Ducati Sporting Director Paolo Ciabatti told MotoGP’s world feed television broadcast shortly after Lorenzo had stepped off the bike that his pain had flared up when he stepped up his training.
“He has felt better during the two weeks of rest, but in the last days, he has intensified the training and has more pain,” Ciabatti explained.
“We did the tests again and we have seen that the fracture has not healed.”
Lorenzo himself conceded that he may have pushed too hard, too soon in his attempt to recover.
“What I did is what I felt, and what I understand for different opinions after hearing different opinions, but probably maybe for this injury I push a little bit too quick,” he said.
“This maybe, I think, didn’t make worse the injury but maybe slowed down the recovery.

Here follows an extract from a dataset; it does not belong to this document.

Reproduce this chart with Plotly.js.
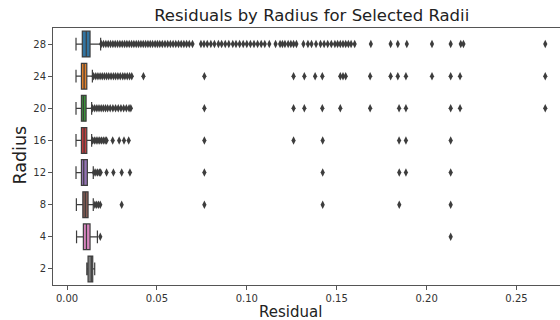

“I feel even worse than expected; I expected a lot of difficulties to ride but I feel very bad on braking because the body, the brain didn’t allow me to push the left wrist in the braking so I wasn’t quick.
“Obviously I wasn’t comfortable, (but) even if I felt safe on the bike, feeling if I wanted to push a little bit more, I could make a mistake and crash.
“It has no meaning (to race) like this, because on this track I could have my options to fight for the win (if fit).”
Andrea Dovizioso led the way in FP1 on the other Ducati Team entry, before FP2 was affected by damp conditions.
MotoGP is back on track on Saturday at 1155 AEDT for FP3, with Q1 to commence at 1610 AEDT.